**Problem description**
Every record that follows must be duplicated exactly, with images left out.

**Input for this task**
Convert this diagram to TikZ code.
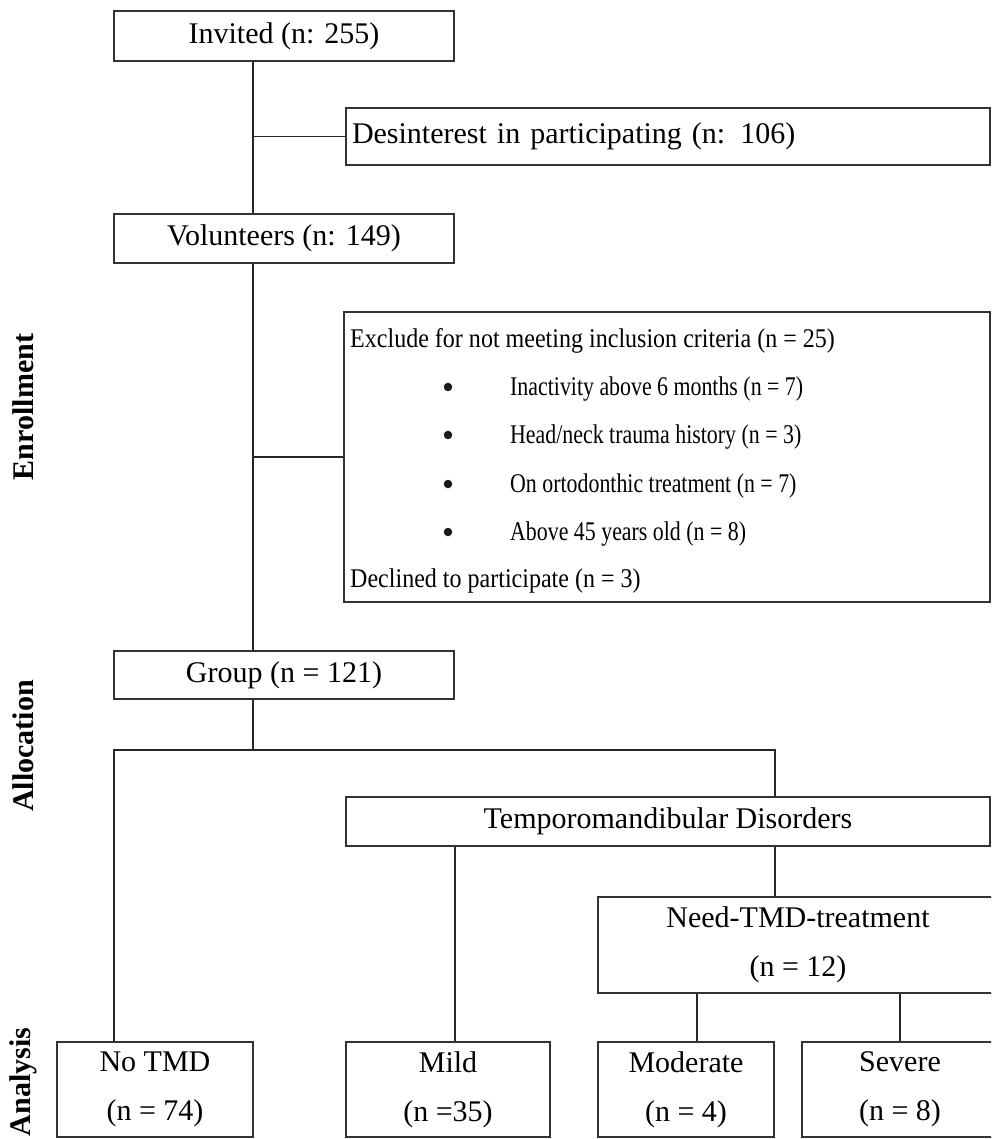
\documentclass[tikz,border=0pt]{standalone}
\usepackage{fontspec}
\setmainfont{Liberation Serif}
\newfontfamily\condA[FakeStretch=0.89]{Liberation Serif}
\newfontfamily\condB[FakeStretch=0.81]{Liberation Serif}
\begin{document}
\begin{tikzpicture}[x=1pt,y=-1pt,
  box/.style={draw=black!80, line width=1.5pt, rectangle, inner sep=0pt, anchor=center,
    font=\fontsize{30}{49}\selectfont, align=center},
  conn/.style={draw=black!85, line width=1.4pt},
  side/.style={rotate=90, font=\fontsize{30}{36}\selectfont\bfseries},
  extxt/.style={anchor=base west, inner sep=0pt, font=\fontsize{27}{32}\selectfont\condA},
  bultxt/.style={anchor=base west, inner sep=0pt, font=\fontsize{27}{32}\selectfont\condB},
  bul/.style={circle, fill=black!90, inner sep=0pt, minimum size=8.5pt}]
\useasboundingbox (0,0) rectangle (991,1139);
\clip (0,0) rectangle (991,1139);
\fill[white] (0,0) rectangle (991,1139);

% coordinates for connector columns
\coordinate (trunk) at (253,750);
\coordinate (lft) at (114,750);
\coordinate (rgt) at (775,750);
\coordinate (mildx) at (455,0);
\coordinate (modx) at (697,0);

% boxes
\node[box, minimum width=340pt, minimum height=50pt] (inv) at (284,36) {Invited (n: 255)};
\node[box, minimum width=644pt, minimum height=57pt, text width=632pt, align=left] (des) at (668,136.5) {Desinterest in participating (n: 106)};
\node[box, minimum width=340pt, minimum height=49pt] (vol) at (284,238.5) {Volunteers (n: 149)};
\node[box, minimum width=646pt, minimum height=290pt] (exc) at (667,457) {};
\node[box, minimum width=340pt, minimum height=48pt] (grp) at (284,675) {Group (n = 121)};
\node[box, minimum width=644pt, minimum height=49pt] (tmd) at (668,821.5) {Temporomandibular Disorders};
\node[box, minimum width=400pt, minimum height=96pt] (need) at (798,945) {Need-TMD-treatment\\(n = 12)};
\node[box, minimum width=196pt, minimum height=95pt] (notmd) at (155,1089.5) {No TMD\\(n = 74)};
\node[box, minimum width=204pt, minimum height=95pt] (mild) at (448,1089.5) {Mild\\(n =35)};
\node[box, minimum width=176pt, minimum height=95pt] (mod) at (686,1089.5) {Moderate\\(n = 4)};
\node[box, minimum width=196pt, minimum height=95pt] (sev) at (900,1089.5) {Severe\\(n = 8)};

% exclusion texts
\node[extxt] (ex0) at (350,347) {Exclude for not meeting inclusion criteria (n = 25)};
\node[bul] (b1) at (448,387) {};
\node[bul] (b2) at (448,435) {};
\node[bul] (b3) at (448,484) {};
\node[bul] (b4) at (448,532) {};
\node[bultxt] (ex1) at (510,395) {Inactivity above 6 months (n = 7)};
\node[bultxt] (ex2) at (510,443) {Head/neck trauma history (n = 3)};
\node[bultxt] (ex3) at (510,492) {On ortodonthic treatment (n = 7)};
\node[bultxt] (ex4) at (510,540) {Above 45 years old (n = 8)};
\node[extxt] (ex5) at (350,587) {Declined to participate (n = 3)};

% side labels
\node[side] (enr) at (23,407) {Enrollment};
\node[side] (alc) at (23,746) {Allocation};
\node[side] (ana) at (23,1082) {Analysis};

% connectors
\draw[conn] (inv.south -| trunk) -- (vol.north -| trunk);
\draw[conn] (trunk |- des.west) -- (des.west);
\draw[conn] (vol.south -| trunk) -- (grp.north -| trunk);
\draw[conn] (trunk |- exc.west) -- (exc.west);
\draw[conn] (grp.south -| trunk) -- (trunk);
\draw[conn] (notmd.north -| lft) -- (lft) -- (rgt) -- (tmd.north -| rgt);
\draw[conn] (tmd.south -| mildx) -- (mild.north -| mildx);
\draw[conn] (tmd.south -| rgt) -- (need.north -| rgt);
\draw[conn] (need.south -| modx) -- (mod.north -| modx);
\draw[conn] (need.south -| sev.north) -- (sev.north);
\end{tikzpicture}
\end{document}
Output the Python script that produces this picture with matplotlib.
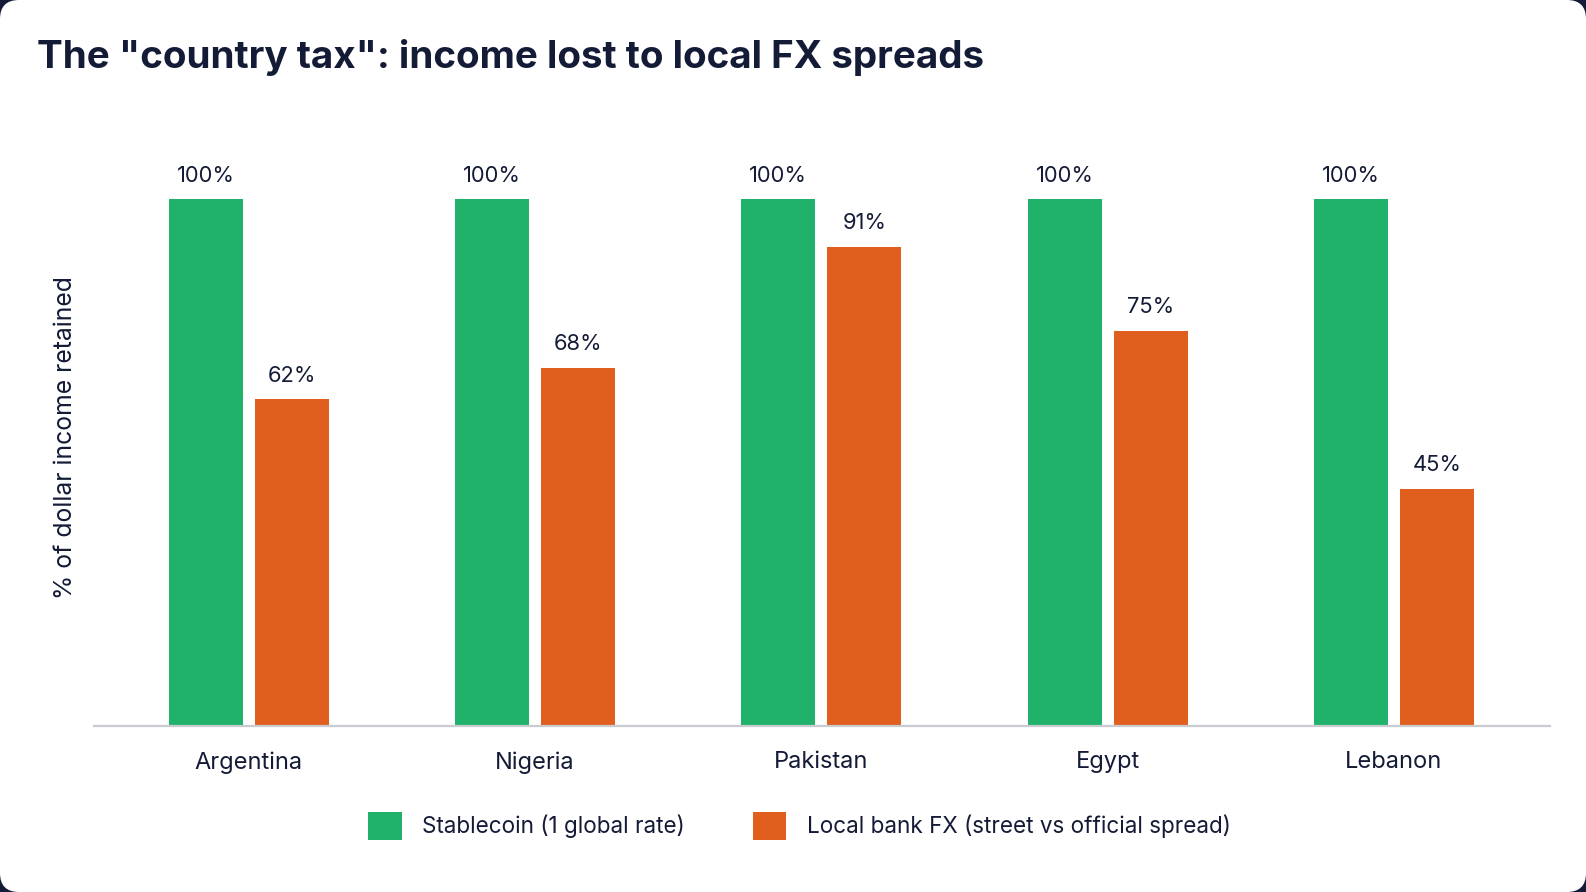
import matplotlib.pyplot as plt
import numpy as np
from matplotlib.patches import FancyBboxPatch, Patch

plt.rcParams['font.family'] = ['Inter', 'DejaVu Sans']

countries = ["Argentina", "Nigeria", "Pakistan", "Egypt", "Lebanon"]
stablecoin = [100, 100, 100, 100, 100]
local_fx = [62, 68, 91, 75, 45]
series_names = ["Stablecoin (1 global rate)", "Local bank FX (street vs official spread)"]

GREEN = "#20b26a"
ORANGE = "#e05f1e"
INK = "#141b36"

fig = plt.figure(figsize=(15.86, 8.92), dpi=100, facecolor="#141b36")
# white card with rounded corners, dark only in the very corners
card = FancyBboxPatch((0.0, 0.0), 1.0, 1.0, boxstyle="round,pad=0,rounding_size=0.012",
                      transform=fig.transFigure, facecolor="white", edgecolor="none",
                      mutation_aspect=1586 / 892, zorder=-5)
fig.patches.append(card)

ax = fig.add_axes([0.0593, 0.186, 0.918, 0.668])
ax.set_facecolor("none")

x = np.arange(len(countries))
w = 0.258
off = 0.15
b1 = ax.bar(x - off, stablecoin, w, color=GREEN, zorder=2)
b2 = ax.bar(x + off, local_fx, w, color=ORANGE, zorder=2)

for bars, vals in ((b1, stablecoin), (b2, local_fx)):
    for r, v in zip(bars, vals):
        ax.text(r.get_x() + r.get_width() / 2, v + 2.6, f"{v}%", ha="center", va="bottom",
                fontsize=15.8, color=INK)

ax.set_xlim(-0.54, 4.545)
ax.set_ylim(0, 113.1)
ax.set_xticks(x)
ax.set_xticklabels(countries, fontsize=17, color=INK)
ax.tick_params(axis="x", length=0, pad=18)
ax.set_yticks([])
for s in ("top", "right", "left"):
    ax.spines[s].set_visible(False)
ax.spines["bottom"].set_color("#c9cbd0")
ax.spines["bottom"].set_linewidth(1.6)

fig.text(0.0415, 0.51, "% of dollar income retained", rotation=90, ha="center", va="center",
         fontsize=17.8, color=INK)

fig.text(0.0235, 0.935, 'The "country tax": income lost to local FX spreads', ha="left", va="center",
         fontsize=27.8, fontweight="bold", color=INK)

handles = [Patch(facecolor=GREEN), Patch(facecolor=ORANGE)]
fig.legend(handles, series_names, loc="center", bbox_to_anchor=(0.504, 0.074), ncol=2, frameon=False,
           fontsize=16.2, handlelength=1.5, handleheight=1.5, handletextpad=0.9, columnspacing=3.0,
           labelcolor=INK)

fig.savefig("out.png", dpi=100, facecolor=fig.get_facecolor())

**Result below**
Convert this diagram to TikZ code.
\documentclass[tikz,border=0pt]{standalone}
\usepackage{fontspec}
\setmainfont{Liberation Serif}
\newfontfamily\condA[FakeStretch=0.89]{Liberation Serif}
\newfontfamily\condB[FakeStretch=0.81]{Liberation Serif}
\begin{document}
\begin{tikzpicture}[x=1pt,y=-1pt,
  box/.style={draw=black!80, line width=1.5pt, rectangle, inner sep=0pt, anchor=center,
    font=\fontsize{30}{49}\selectfont, align=center},
  conn/.style={draw=black!85, line width=1.4pt},
  side/.style={rotate=90, font=\fontsize{30}{36}\selectfont\bfseries},
  extxt/.style={anchor=base west, inner sep=0pt, font=\fontsize{27}{32}\selectfont\condA},
  bultxt/.style={anchor=base west, inner sep=0pt, font=\fontsize{27}{32}\selectfont\condB},
  bul/.style={circle, fill=black!90, inner sep=0pt, minimum size=8.5pt}]
\useasboundingbox (0,0) rectangle (991,1139);
\clip (0,0) rectangle (991,1139);
\fill[white] (0,0) rectangle (991,1139);

% coordinates for connector columns
\coordinate (trunk) at (253,750);
\coordinate (lft) at (114,750);
\coordinate (rgt) at (775,750);
\coordinate (mildx) at (455,0);
\coordinate (modx) at (697,0);

% boxes
\node[box, minimum width=340pt, minimum height=50pt] (inv) at (284,36) {Invited (n: 255)};
\node[box, minimum width=644pt, minimum height=57pt, text width=632pt, align=left] (des) at (668,136.5) {Desinterest in participating (n: 106)};
\node[box, minimum width=340pt, minimum height=49pt] (vol) at (284,238.5) {Volunteers (n: 149)};
\node[box, minimum width=646pt, minimum height=290pt] (exc) at (667,457) {};
\node[box, minimum width=340pt, minimum height=48pt] (grp) at (284,675) {Group (n = 121)};
\node[box, minimum width=644pt, minimum height=49pt] (tmd) at (668,821.5) {Temporomandibular Disorders};
\node[box, minimum width=400pt, minimum height=96pt] (need) at (798,945) {Need-TMD-treatment\\(n = 12)};
\node[box, minimum width=196pt, minimum height=95pt] (notmd) at (155,1089.5) {No TMD\\(n = 74)};
\node[box, minimum width=204pt, minimum height=95pt] (mild) at (448,1089.5) {Mild\\(n =35)};
\node[box, minimum width=176pt, minimum height=95pt] (mod) at (686,1089.5) {Moderate\\(n = 4)};
\node[box, minimum width=196pt, minimum height=95pt] (sev) at (900,1089.5) {Severe\\(n = 8)};

% exclusion texts
\node[extxt] (ex0) at (350,347) {Exclude for not meeting inclusion criteria (n = 25)};
\node[bul] (b1) at (448,387) {};
\node[bul] (b2) at (448,435) {};
\node[bul] (b3) at (448,484) {};
\node[bul] (b4) at (448,532) {};
\node[bultxt] (ex1) at (510,395) {Inactivity above 6 months (n = 7)};
\node[bultxt] (ex2) at (510,443) {Head/neck trauma history (n = 3)};
\node[bultxt] (ex3) at (510,492) {On ortodonthic treatment (n = 7)};
\node[bultxt] (ex4) at (510,540) {Above 45 years old (n = 8)};
\node[extxt] (ex5) at (350,587) {Declined to participate (n = 3)};

% side labels
\node[side] (enr) at (23,407) {Enrollment};
\node[side] (alc) at (23,746) {Allocation};
\node[side] (ana) at (23,1082) {Analysis};

% connectors
\draw[conn] (inv.south -| trunk) -- (vol.north -| trunk);
\draw[conn] (trunk |- des.west) -- (des.west);
\draw[conn] (vol.south -| trunk) -- (grp.north -| trunk);
\draw[conn] (trunk |- exc.west) -- (exc.west);
\draw[conn] (grp.south -| trunk) -- (trunk);
\draw[conn] (notmd.north -| lft) -- (lft) -- (rgt) -- (tmd.north -| rgt);
\draw[conn] (tmd.south -| mildx) -- (mild.north -| mildx);
\draw[conn] (tmd.south -| rgt) -- (need.north -| rgt);
\draw[conn] (need.south -| modx) -- (mod.north -| modx);
\draw[conn] (need.south -| sev.north) -- (sev.north);
\end{tikzpicture}
\end{document}
Output the Python script that produces this picture with matplotlib.
import matplotlib.pyplot as plt
import numpy as np
from matplotlib.patches import FancyBboxPatch, Patch

plt.rcParams['font.family'] = ['Inter', 'DejaVu Sans']

countries = ["Argentina", "Nigeria", "Pakistan", "Egypt", "Lebanon"]
stablecoin = [100, 100, 100, 100, 100]
local_fx = [62, 68, 91, 75, 45]
series_names = ["Stablecoin (1 global rate)", "Local bank FX (street vs official spread)"]

GREEN = "#20b26a"
ORANGE = "#e05f1e"
INK = "#141b36"

fig = plt.figure(figsize=(15.86, 8.92), dpi=100, facecolor="#141b36")
# white card with rounded corners, dark only in the very corners
card = FancyBboxPatch((0.0, 0.0), 1.0, 1.0, boxstyle="round,pad=0,rounding_size=0.012",
                      transform=fig.transFigure, facecolor="white", edgecolor="none",
                      mutation_aspect=1586 / 892, zorder=-5)
fig.patches.append(card)

ax = fig.add_axes([0.0593, 0.186, 0.918, 0.668])
ax.set_facecolor("none")

x = np.arange(len(countries))
w = 0.258
off = 0.15
b1 = ax.bar(x - off, stablecoin, w, color=GREEN, zorder=2)
b2 = ax.bar(x + off, local_fx, w, color=ORANGE, zorder=2)

for bars, vals in ((b1, stablecoin), (b2, local_fx)):
    for r, v in zip(bars, vals):
        ax.text(r.get_x() + r.get_width() / 2, v + 2.6, f"{v}%", ha="center", va="bottom",
                fontsize=15.8, color=INK)

ax.set_xlim(-0.54, 4.545)
ax.set_ylim(0, 113.1)
ax.set_xticks(x)
ax.set_xticklabels(countries, fontsize=17, color=INK)
ax.tick_params(axis="x", length=0, pad=18)
ax.set_yticks([])
for s in ("top", "right", "left"):
    ax.spines[s].set_visible(False)
ax.spines["bottom"].set_color("#c9cbd0")
ax.spines["bottom"].set_linewidth(1.6)

fig.text(0.0415, 0.51, "% of dollar income retained", rotation=90, ha="center", va="center",
         fontsize=17.8, color=INK)

fig.text(0.0235, 0.935, 'The "country tax": income lost to local FX spreads', ha="left", va="center",
         fontsize=27.8, fontweight="bold", color=INK)

handles = [Patch(facecolor=GREEN), Patch(facecolor=ORANGE)]
fig.legend(handles, series_names, loc="center", bbox_to_anchor=(0.504, 0.074), ncol=2, frameon=False,
           fontsize=16.2, handlelength=1.5, handleheight=1.5, handletextpad=0.9, columnspacing=3.0,
           labelcolor=INK)

fig.savefig("out.png", dpi=100, facecolor=fig.get_facecolor())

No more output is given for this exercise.